In his August 21 speech on Afghanistan, President Trump maintained his stance of opposing nation-building.
But implementing the strategy he announced will require a continued American commitment to nation-building.
As did President Obama's Afghanistan policy, the newly refreshed approach hinges on the U.S. successfully developing Afghan government capabilities to fight the Taliban insurgency, provide for the country's security over the long-haul, and serve as a counter-terrorism partner for the U.S.
Indeed, the main purpose of the anticipated mini-surge of several thousand troops is to return to somewhat more extensive and more forward-deployed training and advising of Afghan forces.
The real challenge, however, is not teaching Afghans to shoot and maneuver and call in airstrikes. It is creating security institutions that are well led, reasonably corruption free, and have self-sustaining systems for logistics and management.
Those institutional attributes cannot be manufactured simply through technical advisory efforts; they are part of the broader landscape of governance and the uses and abuses of power in Afghanistan. Changing that landscape is nation-building.
The economic angle of getting Afghanistan to a place where it can provide for its own security presents a further challenge. Currently, the Afghan government spends about a quarter of its resources on security — a huge proportion by international standards — but that contribution covers only about a tenth of the costs of the government's security forces.
The U.S. and other foreign donors cover the rest. Without a lot of help in setting a foundation for economic growth — another aspect of nation-building — the Afghans will be hard-pressed to close that gap.
Nation-building in Afghanistan under his two predecessors was not, as President Trump suggested, conducted for the purpose of re-making the country “in our own image.” It was a pillar of a counter-insurgency strategy — the idea being that the Afghan government must have the political and institutional wherewithal to win and maintain the population's support.
Security capabilities were to be nested within a broader framework of good governance. President Trump's speech echoed the same approach, including in his reference to an “integrated” U.S. military, economic, and diplomatic strategy.
The principal new element of Afghanistan policy the President introduced is a shift to an open-ended “conditions”-based military presence and the eschewal of pre-announced timetables for scaling up and down that presence, though he did not specify the conditions.
In the end, the last Administration's policy turned out to be conditions-based, too. The timetable set for completing a withdrawal was jettisoned because the security conditions (too much risk of terrorist group resurgence) and political conditions (too much chronic fragility) were judged not suitable for leaving the Afghans on their own.

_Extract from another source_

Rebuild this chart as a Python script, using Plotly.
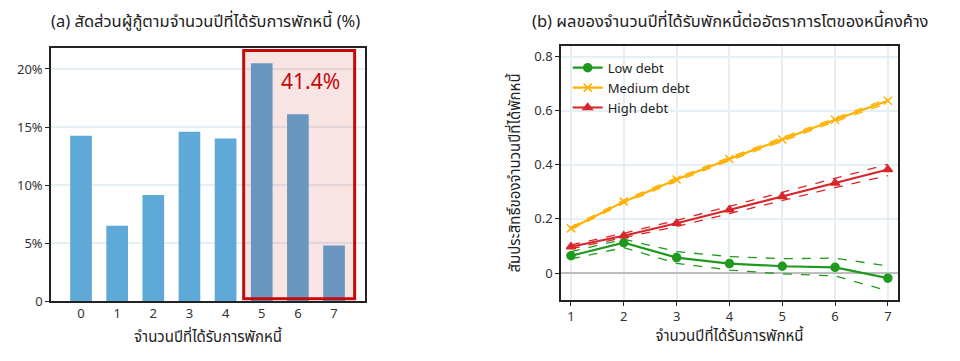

Whether it is labeled “nation-building” or simply “stabilizing” or something else, modifying the conditions on the ground is required.
Whether it is labeled “nation-building” or simply “stabilizing” or something else, modifying the conditions on the ground is required if the level and duration of the American commitment to Afghanistan is going to be tied to those conditions.
In his nod to U.S. expectations of “real reforms, real progress, and real results” from Afghans on the “military, political, and economic” fronts, President Trump acknowledged this.
And in saying that U.S. support is not a “blank check” he implied the use of aid conditionality as the main tool for modifying conditions.
Using that tool — as, in fact, the U.S. already has been doing for some years in Afghanistan — has two severe limitations. First, the premise of providing U.S. military and financial support is that it is necessary to protect our own national security interests; the more we cut back, therefore, the more we are putting our own interests at risk.
Second, conditioning support to the government generally does not change the behavior of those officials who are part of the problem. Afghan President Ashraf Ghani, for instance, appears to have the will to reduce corruption, but he has limited capability to do so in the face of enormous obstacles; he doesn't need to be incentivized.
On the other hand, threatening to cut off funding to government ministries is not likely to motivate those who are, essentially, stealing from public coffers.
The basic conundrum of policy in Afghanistan remains what it has been since the insurgency arose in the years following the U.S. invasion and since American leaders decided to make the counter-insurgency our fight: The U.S. cannot only battle its way to establishing enduring stability in Afghanistan.
It has pursued a strategy that depends upon political stability, government popularity, and economic development in a country that is still one of the world's poorest and least institutionalized. At the same time, perpetuation of the conflict with the Taliban keeps the state persistently fragile.
Ending Afghanistan's internal conflict could give the U.S. a surer basis for focusing more on its counter-terrorism interests in the region.
The most plausible solution remains the one that was rejected by the Bush Administration and half-heartedly pursued by Obama: reaching a negotiated settlement with the Taliban that gives them a place in the Afghan polity, and engaging the key regional players toward that end. Ending Afghanistan's internal conflict could give the U.S. a surer basis for focusing more narrowly on its counter-terrorism interests in the region.
President Trump said in his speech that “perhaps” it would be possible to have a political settlement “after an effective military effort.”
In other words, the President has declined to make a strong diplomatic push for peace. In the alternative, he has embraced a long-term counter-insurgency.
For that, nation-building is part of the deal.
Laurel Miller, a senior foreign policy expert at the nonprofit, nonpartisan RAND Corporation, was a senior State Department official with responsibility for Afghanistan and Pakistan from 2013 to 2017.